The second is perhaps even more insidious - it is the function of fiduciary duty in the corporate world. Fiduciary duty requires of the Board of Directors and the corporate officers that they maximize shareholder interest. This is, in fact, the overriding ethical and legal responsibility that the board and the officers have. With yearly net revenues of $20B, the ability to save billions of dollars per year by skimping on safety is something that very directly affects both stock prices and dividends, so the amount of money saved (i.e. profit maximized) has to be examined against the likelihood of potential risks, and then a decision made based on that.

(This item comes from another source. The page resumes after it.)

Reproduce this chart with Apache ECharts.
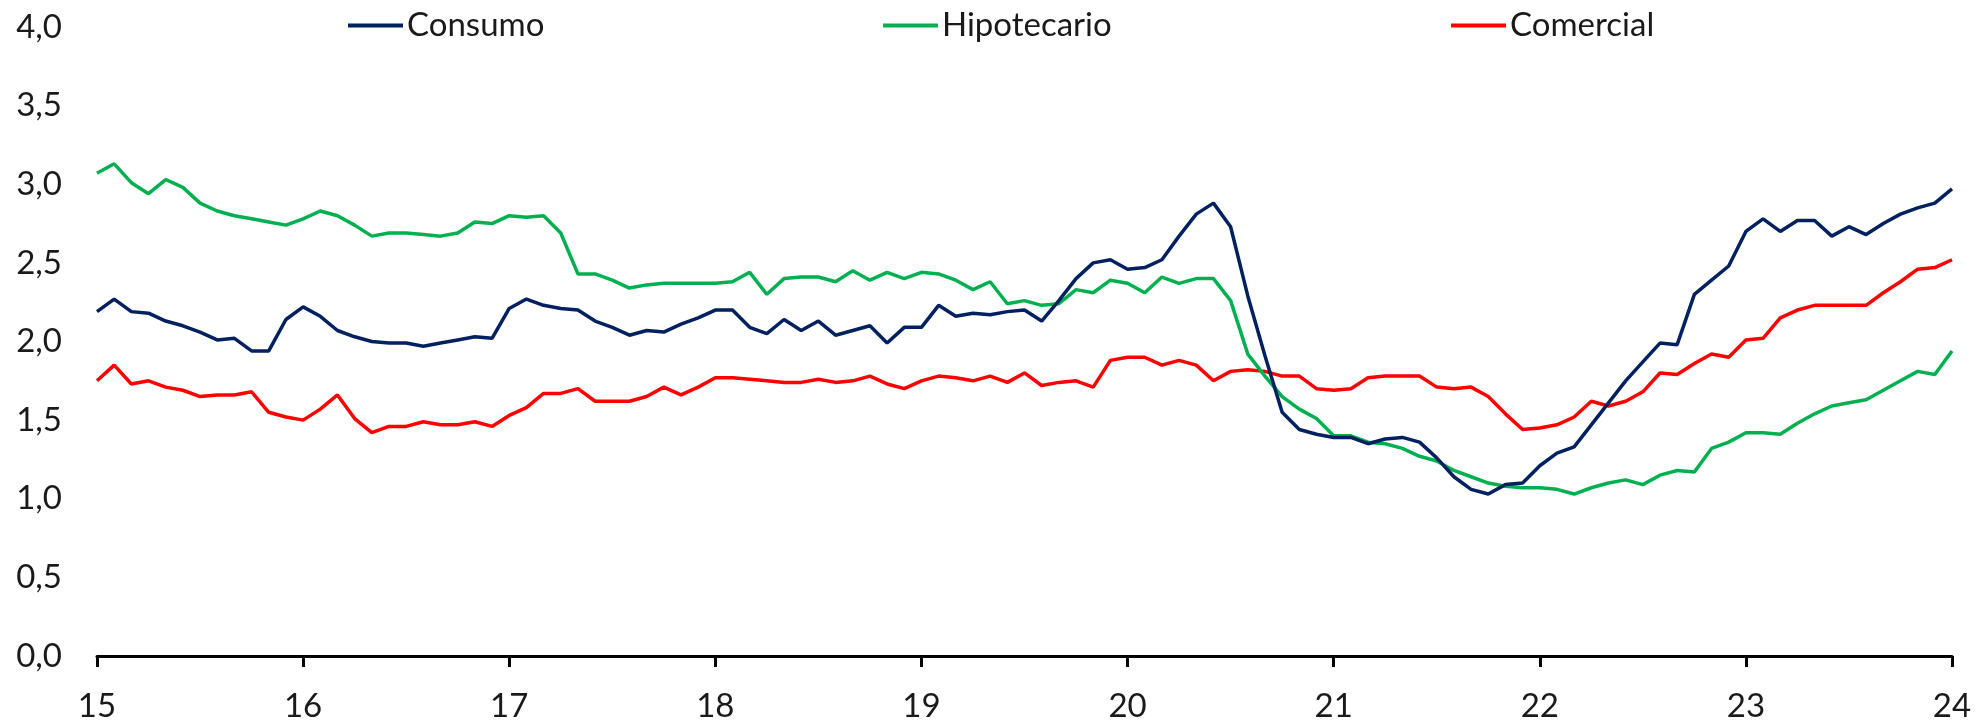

I refer you to the Ford Pinto Memo of 1968.
Key piece is Table 3:
Savings - 180 burn deaths, 180 serious burn injuries, 2100 burned vehicles
Unit Cost - $200,000 per death, $67,000 per injury, $700 per vehicle.
Total Benefit - 180x($200,000)+180x($67,000)+2100x($700)
= $49.5 million.
Sales - 11 million cars, 1.5 million light trucks.
Unit Cost - $11 per car, $11 per truck.
Total Cost - 11,000,000x($11)+1,500,000x($11) = $137 million.
Same shit, different day. Choosing a more costly but less safe - or less environmentally damaging, or less bad-for-employees-and-communities - course is a violation of fiduciary duty, which is "the highest standard of care at either equity of law," - a duty which makes it illegal for a CEO to obey the law if it adversely impacts company profits.